Container Effect on Truck Aerodynamic CFD Simulation,ANSYS Fluent Training
- The problem numerically simulates the Container Effect on Truck aerodynamics using ANSYS Fluent software.
- The 3-D geometry is designed in Solidworks and Design Modeler software.
- We used ANSYS Meshing to generate polyhedral mesh; the element number equals 663,127 and 1,095,371 for ‘truck‘ and ‘truck and container,’ respectively.
- Turbulence is modeled with the k-w SST model.
Container Effect on Truck Aerodynamic CFD Simulation
Aerodynamics is a part of mechanics that is very important in car design.
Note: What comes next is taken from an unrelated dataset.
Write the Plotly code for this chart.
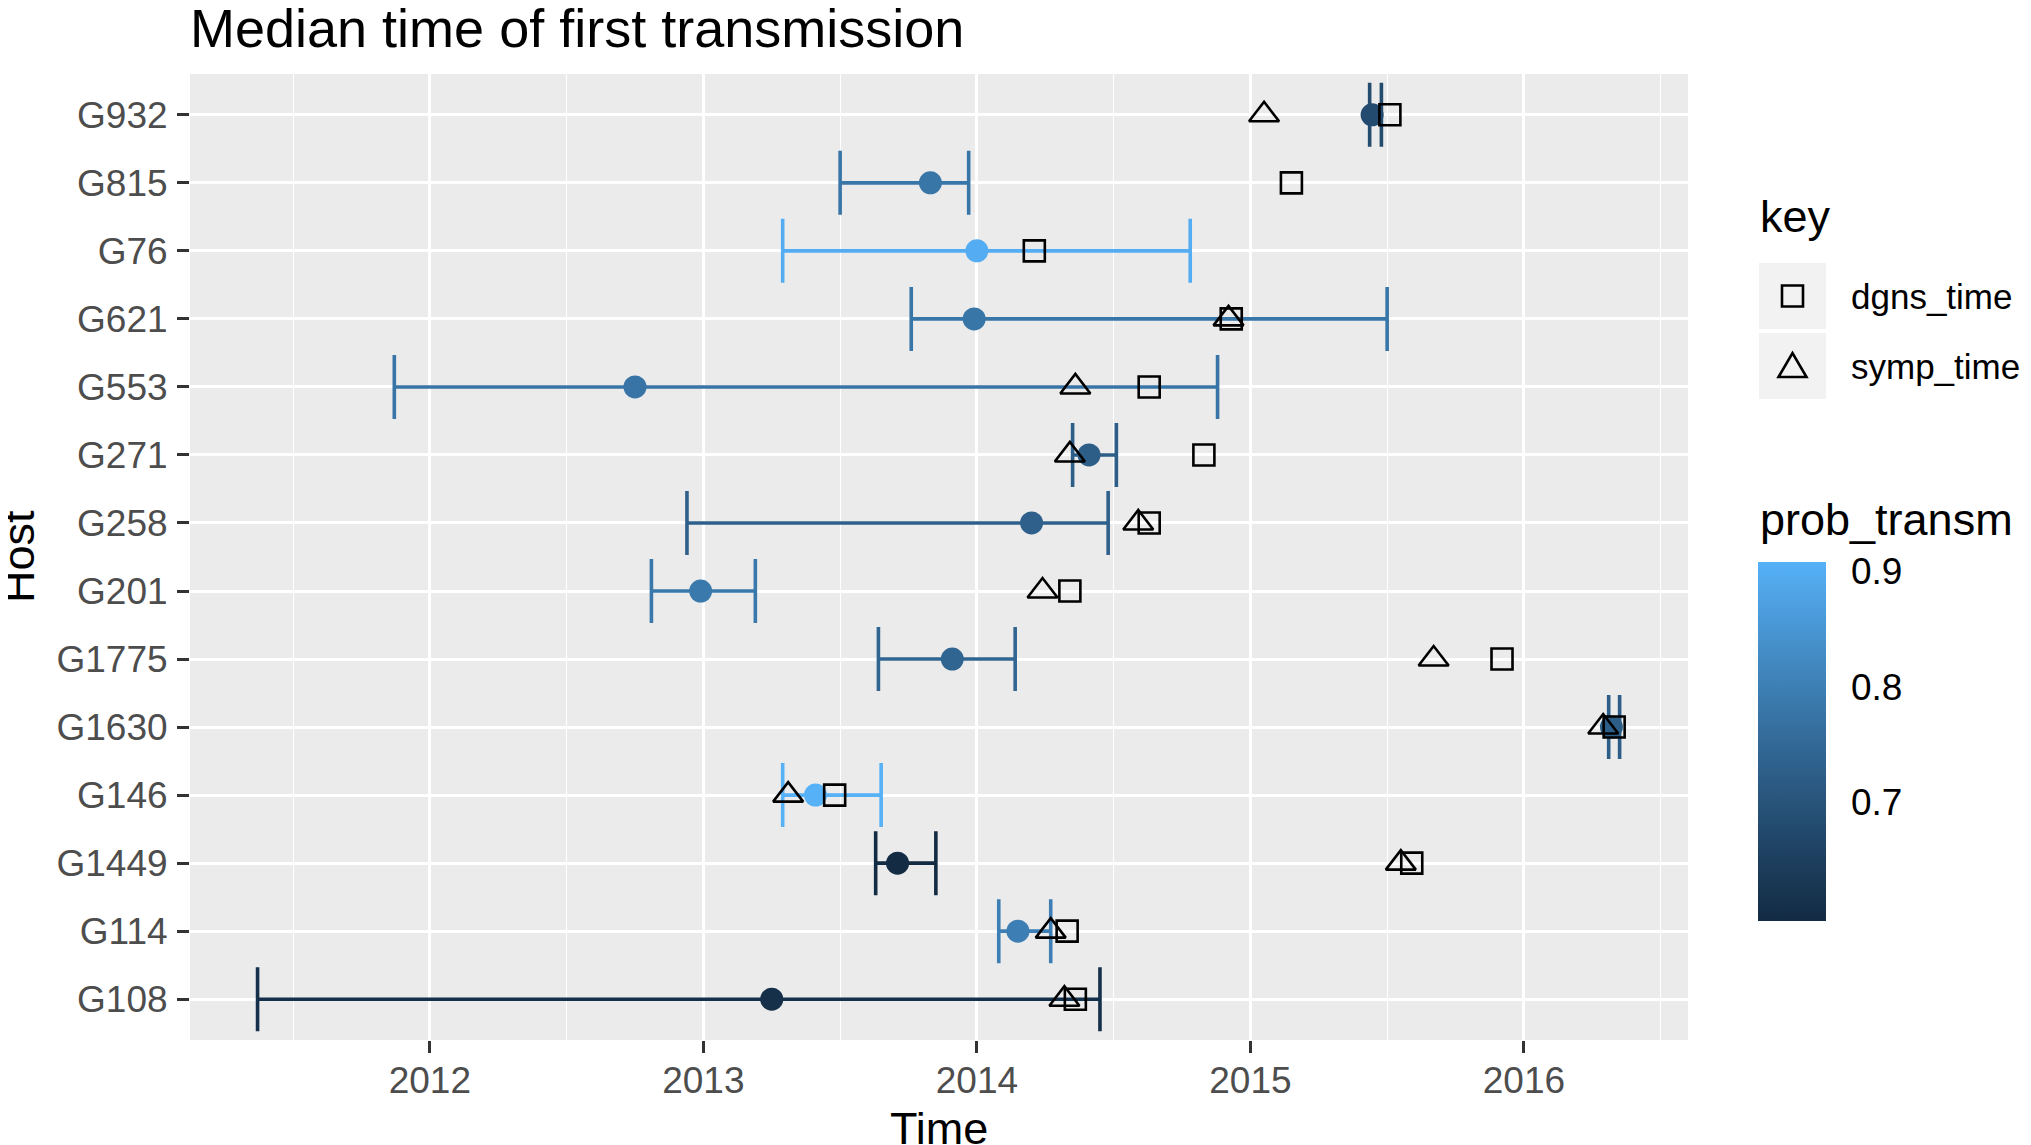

This is even more important when designing a truck; Because these cars have more weight, the air resistance in their movement should be reduced as much as possible to have better forward movement. Drag force means air resistance to forward motion and is one of the most important forces to be considered.
The aerodynamic CFD simulation of the truck and the drag force calculation helps us have a good prediction of different forces, especially the drag force around the truck. This directly impacts the truck’s fuel consumption and is essential from an energy and environmental perspective.
This project aims to investigate and analyze the drag force on the truck and compare it in two cases with and without a container by ANSYS Fluent software.
First, the truck’s geometry is designed in Solidworks software and Design Modeler software. The geometry is prepared to create meshing and name selection; then, it is implemented in ANSYS Meshing software. Also, the mesh type is polyhedral, and 663,127 and 1,095,371 elements are produced for ‘truck‘ and ‘truck and container,’ respectively.
Container Effect on Truck Aerodynamic CFD Simulation Methodology
The flow simulation and investigation have been done by comparing the two truck modes with and without containers. We chose the k-w SST turbulence model with standard wall function to obtain better results in our simulation. The pressure and momentum coupling method is SIMPLE.
The solver used is pressure-based.
Descriptions of geometry, meshing, boundary conditions, fluid properties, Y-plus (Y+) criterion, and results are in order. In both modes, speed, pressure, and drag force will be examined, and we will introduce the best possible mode for drag reduction.
The results show that the drag force is less in the absence of the container than in the presence of it. This means that it is better to move the truck without the container. Of course, if the problem is done locally in the two parts of the back of the truck and the back of the container, the presence of the container will delay the separation of flow in the back of the truck.
On the other hand, the delay in separation causes the flow from the end of the container to cause less drag due to the smaller angle than the edge of the roof of the new truck. The images related to the flow lines in the back of the truck and behind the container show that the intensity of the vortices is effective from the angle of the top edge of the truck in the back of the truck in empty truck condition. This result can also be seen in the pressure coefficient diagram for comparing the two.